The narrator makes a noise while spying on the old man, and the man wakes up – and opens his eye.
This isn’t much of a complication. The man has to wake up in order for the narrator to kill him. If the man still wouldn’t wake up after months and months of the narrator trying to kill him, now that would be a conflict.
Climax
Murder…
The narrator kills the old man with his own bed and then cuts up the body and hides it under the bedroom floor.
Suspense
Uh-oh, the police.
The narrator is pretty calm and collected when the police first show up. He gives them the guided tour of the house, and then invites them to hang out with him in the man’s bedroom. But, the narrator starts to hear a terrible noise, which gets louder and louder, and…
Resolution
The narrator identifies the source of the sound.
Up to this moment, the narrator doesn’t identify the sound. It’s described first as “a ringing,” and then as “a low, dull, quick sound – much such a sound as a watch makes when enveloped in cotton”. Only in the very last line does the narrator conclude that the sound was “the beating of [the man’s] hideous heart!”
Analyze point of view:
In this case, the narrator is trying to prove his sanity.
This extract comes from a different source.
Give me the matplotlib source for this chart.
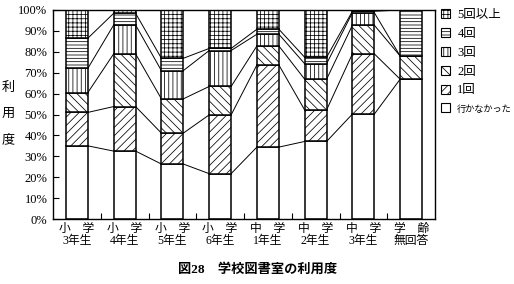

One bit of proof he offers is his ability to exercise “dissimulation” (to act or speak one way to mask true feelings or intention) with the old man. So, if he’s trying to prove he’s sane, and dissimulation is a proof of sanity, doesn’t that suggest his probably using the old dissimulation on us, too?
As you can see, the narrator’s insight into the man’s head is just a reflection of his own experience. Yet, he’s probably right. In this moment he humanizes both himself and the man through empathy.
Analyze characterization:

Our narrator is such a wreck, it’s hard not to feel sorry for him. He’s nervous (“very dreadfully nervous”), paranoid, and physically and mentally ill. He doesn’t know the difference between the “real” and the “unreal,” and seems to be completely alone and friendless in the world. We suspect that he rarely sleeps. He’s also a murderer.
Maybe this explains why he doesn’t share his name, or any other identifying characteristics. He wants us to know what he did, but not where to find him. We actually have precious little to go on in discussing his character. We have to do lots of investigation and reading between the lines to come up with possibilities.
Before we explore some of those possibilities, we should clear up a fine point. Poe doesn’t explicitly tell us if the narrator is male or female. The only reason we feel comfortable calling the narrator “he” is these lines: “You fancy me mad. Madmen know nothing”. This isn’t one hundred percent proof that the narrator is male, so it’s important to consider the possibility that the narrator is female. But, for now, we are clinging to those lines to get out of having to use the awkward “he/she.”
Analyze irony:
So his decision to murder the old man, while at the same time claiming to love him, is an example of saying the opposite of what is really meant. Another example of irony in this story is dramatic irony. The readers are aware of the plot, that the narrator has to kill the old man, but the old man is completely unaware.
Analyze symbolism:

The Eye – There are many symbolic interpretations of the old man’s eye: (1) The eye represents the “I”; that is, it represents the essence of the old man; (2) The eye holds mysterious powers, according to the narrator, and may symbolize the inability of the narrator to hide his secret sins; (3) The old man’s eye is “pale blue, with a film over it,” indicating a lack of visual clarity and reliability.
An overall evaluation:
I do not like this type of stories, to much evil and craziness, maybe someone who likes to read fiction would like it but its a good story overall, well confusing writing and good crazy characters.